A Wadsworth teen hasn’t graduated from high school but is facing a life sentence in prison.

Gavon Ramsay, 17, waived his right to a probable-cause hearing Wednesday morning in Medina County Juvenile Court in the slaying of a 98-year-old neighbor.

Judge Kevin Dunn bound Ramsey over to be tried as an adult in Medina County Common Pleas Court. He set Ramsay’s bond at $1 million and ordered that he continue to be held in the juvenile detention center unless he is transferred to the adult jail by common pleas court.

Ramsay, a Wadsworth High School junior, has denied charges against him of aggravated murder, murder, aggravated burglary and abuse of a corpse. Aggravated murder carries a penalty of up to life in prison.

He is accused of killing widow Margaret Frick Douglas who was found dead in the Portage Street home where she had lived since 1958. Police believe she was strangled April 6, three days before she was reported missing. Officers found her body hidden in a closet under clothing.

Ramsay lived with his family in a home five houses away on Summit Street where Portage Street dead-ends.

Because Ramsay was 17 when the crimes were committed and the charges against him are serious, his bind-over to adult court was mandatory under state law. He was, however, entitled to a probable-cause hearing before the bind-over.

Media members were prohibited from filming or taking pictures of Ramsay because he was charged as a juvenile. That will change when he appears in adult court.
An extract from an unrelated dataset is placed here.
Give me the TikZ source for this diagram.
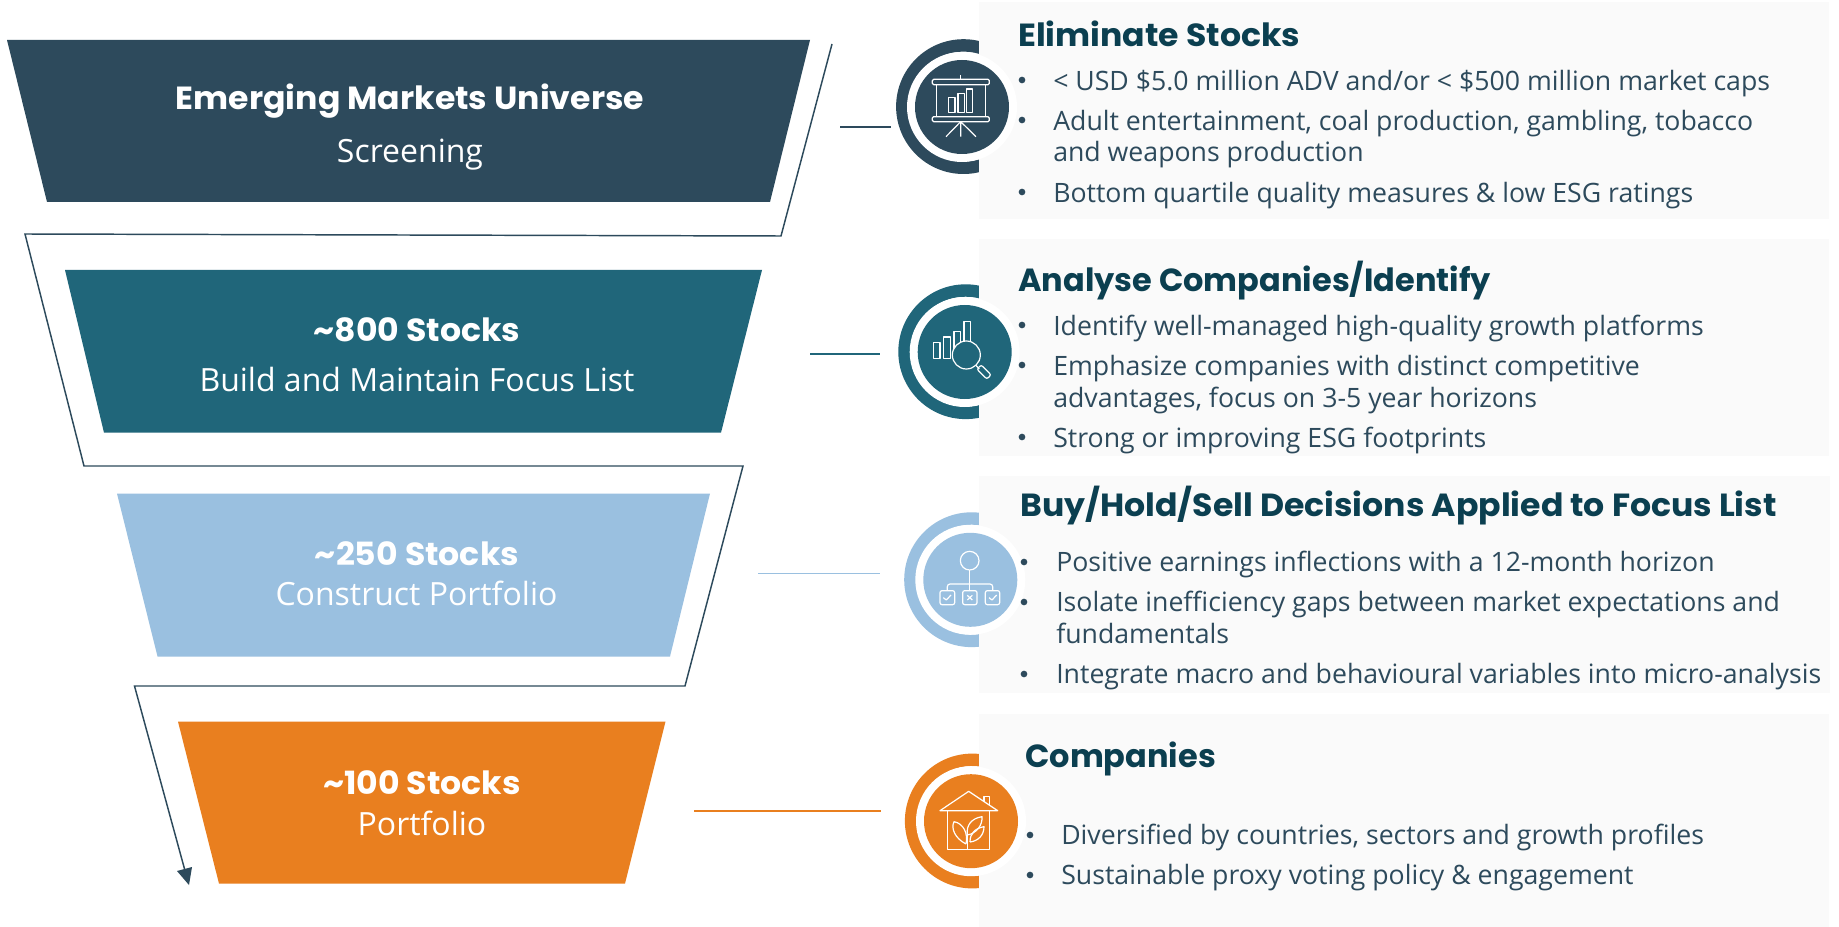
\documentclass[tikz,border=0pt]{standalone}
\usepackage{fontspec}
\setmainfont{Open Sans}
\newfontfamily\headf[FakeStretch=1.035]{Poppins}
\newfontfamily\headn{Poppins}
\definecolor{navy}{HTML}{2D4A5C}
\definecolor{teal}{HTML}{20667A}
\definecolor{sky}{HTML}{9AC0E0}
\definecolor{amber}{HTML}{E97F1F}
\definecolor{paneltone}{HTML}{FAFAFA}
\definecolor{titletone}{HTML}{0B3F50}
\tikzset{
  stagehead/.style={anchor=base,text=white,font=\headf\bfseries\fontsize{24}{28}\selectfont,inner sep=0pt},
  stagesub/.style={anchor=base,text=white,font=\fontsize{24}{28}\selectfont,inner sep=0pt},
  paneltitle/.style={anchor=base west,text=titletone,font=\headf\bfseries\fontsize{24}{28}\selectfont,inner sep=0pt},
  paneltitlen/.style={anchor=base west,text=titletone,font=\headn\bfseries\fontsize{24}{28}\selectfont,inner sep=0pt},
  bodyline/.style={anchor=base west,text=navy,font=\fontsize{20}{24}\selectfont,inner sep=0pt},
  bulletdot/.style={circle,fill=navy,minimum size=5pt,inner sep=0pt},
  flow/.style={draw=navy,line width=1.1pt,line join=miter},
  icon/.style={draw=white,line width=0.9pt,line join=round},
}
\newcommand{\ringcircle}[3]{% x y colour
  \fill[#3,even odd rule] (#1,#2) circle[radius=67.4] (#1,#2) circle[radius=55];
}
\newcommand{\corecircle}[3]{%
  \fill[white] (#1,#2) circle[radius=55];
  \fill[#3] (#1,#2) circle[radius=47];
}
\begin{document}
\begin{tikzpicture}[x=0.75pt,y=-0.75pt]
\useasboundingbox (0,0) rectangle (1839,927);
\fill[white] (0,0) rectangle (1839,927);
% rings
\ringcircle{963.5}{106.6}{navy}
\ringcircle{965.7}{351.7}{teal}
\ringcircle{971.6}{579.7}{sky}
\ringcircle{972.3}{821}{amber}
% panels
\fill[paneltone] (979,2) rectangle (1829,219);
\fill[paneltone] (979,239) rectangle (1829,456);
\fill[paneltone] (979,476) rectangle (1830,693);
\fill[paneltone] (979,714) rectangle (1829,927);
\corecircle{962}{107}{navy}
\corecircle{964.7}{352}{teal}
\corecircle{970.3}{579.8}{sky}
\corecircle{971}{821.2}{amber}
% trapezoids
\fill[navy] (7,40) -- (810,40) -- (770,202) -- (47,202) -- cycle;
\fill[teal] (65,270) -- (762,270) -- (721,432.7) -- (104,432.7) -- cycle;
\fill[sky] (117,493.5) -- (710,493.5) -- (670,656.5) -- (157.5,656.5) -- cycle;
\fill[amber] (178,721.6) -- (665.5,721.6) -- (625,883.6) -- (219,883.6) -- cycle;
% flow line
\coordinate (f0) at (832,44);
\coordinate (f1) at (781,236);
\coordinate (f2) at (25,234);
\coordinate (f3) at (84,466);
\coordinate (f4) at (743,466);
\coordinate (f5) at (685,686);
\coordinate (f6) at (134.5,686);
\coordinate (f7) at (187,878);
\coordinate (ftip) at (189,885);
\coordinate (fwa) at (177,871);
\coordinate (fwb) at (192,867);
\draw[flow] (f0) -- (f1) -- (f2) -- (f3) -- (f4) -- (f5) -- (f6) -- (f7);
\fill[navy] (ftip) -- (fwa) -- (fwb) -- cycle;
% leaders
\coordinate (la) at (840,127); \coordinate (lb) at (891,127);
\coordinate (lc) at (810,354); \coordinate (ld) at (880,354);
\coordinate (le) at (758,573.5); \coordinate (lf) at (880,573.5);
\coordinate (lg) at (694,811); \coordinate (lh) at (881,811);
\draw[navy,line width=1.2pt] (la) -- (lb);
\draw[teal,line width=1.2pt] (lc) -- (ld);
\draw[sky,line width=1.4pt] (le) -- (lf);
\draw[amber,line width=1.4pt] (lg) -- (lh);
% stage labels
\node[stagehead] (h1) at (410,109.5) {Emerging Markets Universe};
\node[stagesub] (s1) at (410,162.5) {Screening};
\node[stagehead] (h2) at (417,342) {\textasciitilde800 Stocks};
\node[stagesub] (s2) at (417,392) {Build and Maintain Focus List};
\node[stagehead] (h3) at (417,565) {\textasciitilde250 Stocks};
\node[stagesub] (s3) at (416.5,605.5) {Construct Portfolio};
\node[stagehead] (h4) at (422,794) {\textasciitilde100 Stocks};
\node[stagesub] (s4) at (422,835) {Portfolio};
% panel 1
\node[paneltitle] (t1) at (1018,47) {Eliminate Stocks};
\node[bulletdot] (b11) at (1022,80) {};
\node[bodyline] (p11) at (1053,90.5) {< USD \$5.0 million ADV and/or < \$500 million market caps};
\node[bulletdot] (b12) at (1022,120) {};
\node[bodyline] (p12) at (1053,130.5) {Adult entertainment, coal production, gambling, tobacco};
\node[bodyline] (p13) at (1053,162) {and weapons production};
\node[bulletdot] (b13) at (1022,192) {};
\node[bodyline] (p14) at (1053,202.5) {Bottom quartile quality measures \& low ESG ratings};
% panel 2
\node[paneltitlen] (t2) at (1018,292) {Analyse Companies/Identify};
\node[bulletdot] (b21) at (1022,325) {};
\node[bodyline] (p21) at (1053,335) {Identify well-managed high-quality growth platforms};
\node[bulletdot] (b22) at (1022,365) {};
\node[bodyline] (p22) at (1053,375) {Emphasize companies with distinct competitive};
\node[bodyline] (p23) at (1053,407) {advantages, focus on 3-5 year horizons};
\node[bulletdot] (b23) at (1022,437) {};
\node[bodyline] (p24) at (1053,447) {Strong or improving ESG footprints};
% panel 3
\node[paneltitle] (t3) at (1020,516) {Buy/Hold/Sell Decisions Applied to Focus List};
\node[bulletdot] (b31) at (1024,562) {};
\node[bodyline] (p31) at (1056,571.5) {Positive earnings inflections with a 12-month horizon};
\node[bulletdot] (b32) at (1024,602) {};
\node[bodyline] (p32) at (1056,611.5) {Isolate inefficiency gaps between market expectations and};
\node[bodyline] (p33) at (1056,643.5) {fundamentals};
\node[bulletdot] (b33) at (1024,674) {};
\node[bodyline] (p34) at (1056,683.5) {Integrate macro and behavioural variables into micro-analysis};
% panel 4
\node[paneltitlen] (t4) at (1025,767) {Companies};
\node[bulletdot] (b41) at (1030,835) {};
\node[bodyline] (p41) at (1061,844) {Diversified by countries, sectors and growth profiles};
\node[bulletdot] (b42) at (1030,875) {};
\node[bodyline] (p42) at (1061,884) {Sustainable proxy voting policy \& engagement};
% icon 1
\begin{scope}[shift={(860,20)},x=0.25pt,y=-0.25pt]
\draw[icon,rounded corners=1pt] (217,178) rectangle (388,194);
\draw[icon,rounded corners=1pt] (217,290) rectangle (388,305);
\draw[icon] (302,165) -- (302,178);
\draw[icon] (229,194) -- (229,290) (376,194) -- (376,290);
\draw[icon] (266,232) rectangle (285,277);
\draw[icon] (294,220) rectangle (313,277);
\draw[icon] (320,207) rectangle (338,277);
\draw[icon] (302,305) -- (258,350) (302,305) -- (302,350) (302,305) -- (348,350);
\end{scope}
% icon 2
\begin{scope}[shift={(860,270)},x=0.25pt,y=-0.25pt]
\draw[icon] (221,217) rectangle (240,265);
\draw[icon] (251,201) rectangle (272,265);
\draw[icon] (282,184) rectangle (302,240);
\draw[icon] (312,154) rectangle (331,225);
\draw[icon,fill=teal] (319,255) circle[radius=42];
\draw[icon] (347,285) -- (358,297);
\draw[icon,rounded corners=1.5pt,rotate around={-45:(372,306)}] (351,297) rectangle (393,315);
\end{scope}
% icon 3
\begin{scope}[shift={(860,500)},x=0.25pt,y=-0.25pt]
\draw[icon] (329,182) circle[radius=28];
\draw[icon] (329,210) -- (329,272);
\draw[icon,rounded corners=2pt] (262,272) -- (262,252) -- (398,252) -- (398,272);
\draw[icon,rounded corners=1.5pt] (240,272) rectangle (284,314);
\draw[icon,rounded corners=1.5pt] (308,272) rectangle (351,314);
\draw[icon,rounded corners=1.5pt] (376,272) rectangle (419,314);
\draw[icon] (250,293) -- (259,300) -- (273,285);
\draw[icon] (322,286) -- (337,300) (337,286) -- (322,300);
\draw[icon] (387,293) -- (396,300) -- (410,285);
\end{scope}
% icon 4
\begin{scope}[shift={(860,740)},x=0.25pt,y=-0.25pt]
\draw[icon] (240,212) -- (326,154) -- (413,212) -- cycle;
\draw[icon] (372,186) -- (372,170) -- (389,170) -- (389,198);
\draw[icon] (263,212) -- (263,328) -- (389,328) -- (389,212);
\draw[icon] (322,328) -- (322,270);
\draw[icon] (318,312) .. controls (285,295) and (272,265) .. (282,245) .. controls (310,250) and (325,280) .. (318,312);
\draw[icon] (322,285) .. controls (318,255) and (335,235) .. (366,230) .. controls (368,255) and (350,280) .. (322,285);
\draw[icon] (330,306) .. controls (330,280) and (345,265) .. (372,260) .. controls (372,285) and (355,303) .. (330,306);
\end{scope}
\end{tikzpicture}
\end{document}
Christine and Steve Ramsay, the teen’s parents, and several family members of Douglas’ family were in court for the hearing Wednesday.

Ramsay showed no reaction as he was led into court wearing shackles past three television cameras.
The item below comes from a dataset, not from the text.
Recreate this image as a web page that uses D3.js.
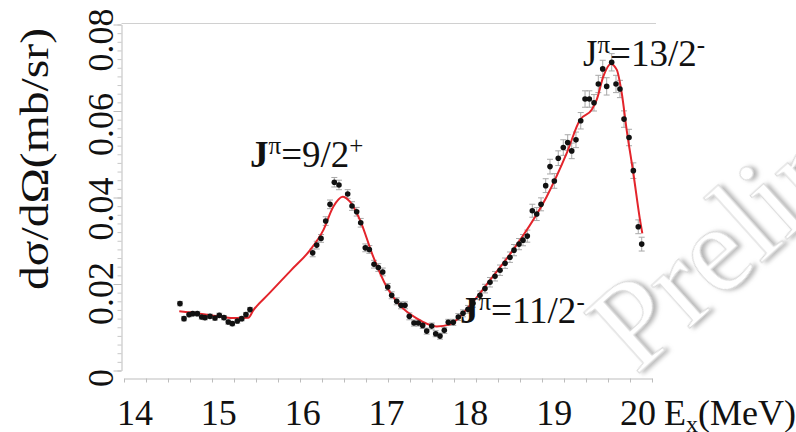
<!DOCTYPE html>
<html>
<head>
<meta charset="utf-8">
<script src="https://cdn.jsdelivr.net/npm/d3@7"></script>
<style>
  html, body { margin: 0; padding: 0; background: #fff; }
  svg { display: block; }
</style>
</head>
<body>
<svg id="chart" width="796" height="432"></svg>
<script>
/* ── measured points: excitation energy (MeV), dσ/dΩ (mb/sr), error ── */
const energy = [
  14.636, 14.682, 14.739, 14.781, 14.833, 14.883, 14.920, 14.977, 15.034, 15.083,
  15.136, 15.185, 15.231, 15.288, 15.338, 15.386, 15.432,
  16.144, 16.190, 16.239, 16.292, 16.341, 16.390, 16.443, 16.542, 16.591, 16.644,
  16.690, 16.742, 16.788, 16.841, 16.890, 16.940, 16.997, 17.042, 17.099, 17.148,
  17.193, 17.242, 17.295, 17.344, 17.394, 17.440, 17.497, 17.542, 17.591, 17.640,
  17.685, 17.742, 17.799,
  17.852, 17.909, 17.966, 18.045, 18.102, 18.159, 18.216, 18.273, 18.330, 18.386,
  18.432, 18.489, 18.534, 18.583, 18.640, 18.690, 18.739, 18.792, 18.841, 18.890,
  18.935, 18.992, 19.042, 19.088, 19.136, 19.190, 19.239, 19.288, 19.341, 19.390,
  19.440, 19.485, 19.542, 19.591, 19.636, 19.682, 19.739, 19.788, 19.844, 19.883
];
const xsec = [
  0.01547, 0.01199, 0.01292, 0.01315, 0.01315, 0.01236, 0.01222, 0.01252, 0.01213, 0.01275,
  0.01222, 0.01120, 0.01083, 0.01143, 0.01199, 0.01292, 0.01408,
  0.02720, 0.02899, 0.03054, 0.03455, 0.03842, 0.04353, 0.04290, 0.04081, 0.03803, 0.03671,
  0.03416, 0.02836, 0.02799, 0.02458, 0.02381, 0.02279, 0.01932, 0.01739, 0.01600, 0.01507,
  0.01507, 0.01252, 0.01097, 0.01097, 0.01043, 0.00911, 0.01027, 0.00851, 0.00795, 0.00928,
  0.01113, 0.01113, 0.01236,
  0.01322, 0.01414, 0.01554, 0.01739, 0.01894, 0.02041, 0.02180, 0.02319, 0.02481, 0.02620,
  0.02783, 0.02922, 0.03014, 0.03107, 0.03694, 0.03617, 0.03842, 0.04274, 0.04714, 0.04383,
  0.04909, 0.05155, 0.05271, 0.05078, 0.05333, 0.05774, 0.06277, 0.06277, 0.06190, 0.06625,
  0.06973, 0.06569, 0.07126, 0.06625, 0.06509, 0.05813, 0.05387, 0.04621, 0.03323, 0.02922
];
const xsecErr = [
  0.0005, 0.0005, 0.0005, 0.0005, 0.0005, 0.0005, 0.0005, 0.0005, 0.0005, 0.0005,
  0.0005, 0.0005, 0.0005, 0.0005, 0.0005, 0.0005, 0.0005,
  0.0009, 0.0009, 0.0009, 0.0010, 0.0010, 0.0011, 0.0011, 0.0010, 0.0010, 0.0010,
  0.0010, 0.0009, 0.0009, 0.0009, 0.0009, 0.0009, 0.0008, 0.0008, 0.0008, 0.0008,
  0.0008, 0.0008, 0.0007, 0.0007, 0.0007, 0.0007, 0.0007, 0.0007, 0.0007, 0.0007,
  0.0007, 0.0007, 0.0008,
  0.0008, 0.0009, 0.0009, 0.0010, 0.0010, 0.0011, 0.0011, 0.0012, 0.0012, 0.0012,
  0.0013, 0.0013, 0.0013, 0.0014, 0.0015, 0.0015, 0.0015, 0.0016, 0.0017, 0.0017,
  0.0017, 0.0018, 0.0018, 0.0018, 0.0018, 0.0019, 0.0019, 0.0019, 0.0019, 0.0020,
  0.0020, 0.0020, 0.0020, 0.0020, 0.0020, 0.0019, 0.0019, 0.0018, 0.0016, 0.0016
];

/* ── fit curve ── */
const fitEnergy = [
  14.628, 14.864, 15.053, 15.239, 15.413, 15.469, 15.650, 15.900, 16.114, 16.265,
  16.378, 16.485, 16.568, 16.682, 16.833, 16.985, 17.136, 17.326, 17.553, 17.705,
  17.932, 18.159, 18.500, 18.803, 19.031, 19.182, 19.315, 19.372, 19.447, 19.531,
  19.599, 19.656, 19.712, 19.788, 19.864, 19.890
];
const fitXsec = [
  0.01368, 0.01315, 0.01259, 0.01213, 0.01222, 0.01391, 0.01782, 0.02321, 0.02783, 0.03246,
  0.03787, 0.04019, 0.03903, 0.03478, 0.02627, 0.01932, 0.01507, 0.01206, 0.01020, 0.01067,
  0.01507, 0.02087, 0.03014, 0.04019, 0.05025, 0.05797, 0.06029, 0.06261, 0.06801, 0.07089,
  0.06957, 0.06416, 0.05565, 0.04561, 0.03478, 0.03170
];

/* ── axes ── */
const xTicks      = [14, 15, 16, 17, 18, 19, 20];
const yTicks      = [0, 0.02, 0.04, 0.06, 0.08];
const yTickLabels = ['0', '0.02', '0.04', '0.06', '0.08'];

/* ── level labels (J^π) ── */
const levelSpin   = ['9/2', '11/2', '13/2'];
const levelParity = ['+', '-', '-'];
const levelBoldJ  = [true, true, false];
const levelLabelE = [15.432, 17.818, 19.216];
const levelLabelS = [0.0471, 0.0109, 0.0705];

// no generic fallback: the generic "serif" resolves to DejaVu Serif here
const SERIF = "'Liberation Serif'";

const svg = d3.select('#chart');

const x = d3.scaleLinear().domain([14, 20]).range([124, 652]);
const y = d3.scaleLinear().domain([0, 0.08]).range([370.5, 24.5]);
// tick text sits slightly off the tick marks in the original figure
const xLabel = d3.scaleLinear().domain([14, 20]).range([135, 638]);
const yLabel = d3.scaleLinear().domain([0, 0.08]).range([378, 40]);

/* ── frame top line ── */
svg.append('line')
  .attr('x1', 121.5).attr('x2', 656)
  .attr('y1', 23.5).attr('y2', 23.5)
  .attr('stroke', '#d0d0d0').attr('stroke-width', 1);

/* ── Y axis ── */
const yMinor = d3.range(0, 0.0801, 0.002);
svg.append('g')
  .attr('transform', 'translate(121.5,0)')
  .call(d3.axisLeft(y).tickValues(yMinor).tickSize(4).tickFormat(''))
  .call(ax => ax.select('.domain').remove())
  .call(ax => ax.selectAll('.tick line').attr('stroke', '#c8c8c8'));
svg.append('g')
  .attr('transform', 'translate(121.5,0)')
  .call(d3.axisLeft(y).tickValues(yTicks).tickSize(8).tickSizeOuter(0).tickFormat(''))
  .call(ax => ax.select('.domain').attr('stroke', '#bdbdbd'))
  .call(ax => ax.selectAll('.tick line').attr('stroke', '#bdbdbd'));

svg.append('g')
  .selectAll('text')
  .data(yTicks)
  .join('text')
  .attr('transform', d => `translate(113,${yLabel(d)}) rotate(-90)`)
  .attr('text-anchor', 'middle')
  .style('font-family', SERIF)
  .attr('font-size', 36)
  .attr('fill', '#111')
  .text((d, i) => yTickLabels[i]);

/* ── X axis ── */
const xMinor = d3.range(14, 20.001, 0.25);
svg.append('g')
  .attr('transform', 'translate(0,378.5)')
  .call(d3.axisBottom(x).tickValues(xMinor).tickSize(4).tickSizeOuter(0).tickFormat(''))
  .call(ax => ax.select('.domain').attr('stroke', '#bdbdbd'))
  .call(ax => ax.selectAll('.tick line').attr('stroke', '#bdbdbd'));

svg.append('g')
  .selectAll('text')
  .data(xTicks)
  .join('text')
  .attr('x', d => xLabel(d))
  .attr('y', 425)
  .attr('text-anchor', 'middle')
  .style('font-family', SERIF)
  .attr('font-size', 36)
  .attr('fill', '#111')
  .text(d => d);

/* ── axis titles ── */
const xTitle = svg.append('text')
  .attr('x', 664).attr('y', 425)
  .style('font-family', SERIF)
  .attr('font-size', 36)
  .attr('fill', '#111');
xTitle.append('tspan').text('E');
xTitle.append('tspan').attr('font-size', 24).attr('dy', 7).text('x');
xTitle.append('tspan').attr('dy', -7).text('(MeV)');

svg.append('text')
  .attr('transform', 'translate(48,159) rotate(-90)')
  .attr('text-anchor', 'middle')
  .style('font-family', SERIF)
  .attr('font-size', 40)
  .attr('textLength', 262)
  .attr('lengthAdjust', 'spacingAndGlyphs')
  .attr('fill', '#111')
  .text('dσ/dΩ(mb/sr)');

/* ── error bars ── */
const pts = energy.map((e, i) => ({ e, s: xsec[i], err: xsecErr[i] }));
const gErr = svg.append('g').attr('stroke', '#a8a8a8').attr('stroke-width', 1);
pts.forEach(d => {
  const cx = x(d.e), y0 = y(d.s - d.err), y1 = y(d.s + d.err);
  gErr.append('line').attr('x1', cx).attr('x2', cx).attr('y1', y0).attr('y2', y1);
  gErr.append('line').attr('x1', cx - 3).attr('x2', cx + 3).attr('y1', y0).attr('y2', y0);
  gErr.append('line').attr('x1', cx - 3).attr('x2', cx + 3).attr('y1', y1).attr('y2', y1);
});

/* ── fit curve ── */
const fitPts = fitEnergy.map((e, i) => [x(e), y(fitXsec[i])]);
svg.append('path')
  .attr('d', d3.line().curve(d3.curveMonotoneX)(fitPts))
  .attr('fill', 'none')
  .attr('stroke', '#e3242b')
  .attr('stroke-width', 2);

/* ── points ── */
svg.append('g')
  .selectAll('circle')
  .data(pts)
  .join('circle')
  .attr('cx', d => x(d.e))
  .attr('cy', d => y(d.s))
  .attr('r', 2.8)
  .attr('fill', '#111');

/* ── J^π labels ── */
levelSpin.forEach((spin, i) => {
  const t = svg.append('text')
    .attr('x', x(levelLabelE[i]))
    .attr('y', y(levelLabelS[i]))
    .style('font-family', SERIF)
    .attr('font-size', 37)
    .attr('fill', '#111');
  t.append('tspan').attr('font-weight', levelBoldJ[i] ? 'bold' : 'normal').text('J');
  t.append('tspan').attr('font-size', 25).attr('dy', -13).text('π');
  t.append('tspan').attr('dy', 13).text('=' + spin);
  t.append('tspan').attr('font-size', 25).attr('dy', -13).text(levelParity[i]);
});

/* ── "Preliminary" watermark ── */
const defs = svg.append('defs');
const f = defs.append('filter').attr('id', 'wm-shadow')
  .attr('x', '-20%').attr('y', '-20%').attr('width', '140%').attr('height', '140%');
f.append('feDropShadow')
  .attr('dx', 3).attr('dy', 3).attr('stdDeviation', 2)
  .attr('flood-color', '#777').attr('flood-opacity', 0.55);

svg.append('text')
  .attr('transform', 'translate(636,376) rotate(-42)')
  .style('font-family', SERIF)
  .attr('font-size', 125)
  .attr('fill', '#fff')
  .attr('stroke', '#d8d8d8')
  .attr('stroke-width', 1)
  .attr('filter', 'url(#wm-shadow)')
  .text('Preliminary');
</script>
</body>
</html>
Dunn asked a deputy to remove Ramsay’s handcuffs so that he could sign a waiver form. The judge noted that Ramsay’s behavior in the juvenile detention center has been “exemplary.”

Ramsay answered questions from Dunn about the rights he was waiving with, “Yes, sir,” and “No, your honor.”

Jocelyn Stefancin, Ramsay’s public defender, argued for her client to receive a “reasonable bond” and not be held without bond.

Medina County Prosecutor Forrest Thompson, however, urged Dunn to impose a bond of not less than $1 million. He noted the “heinous nature” of the crime and the “state of mind of the young man.”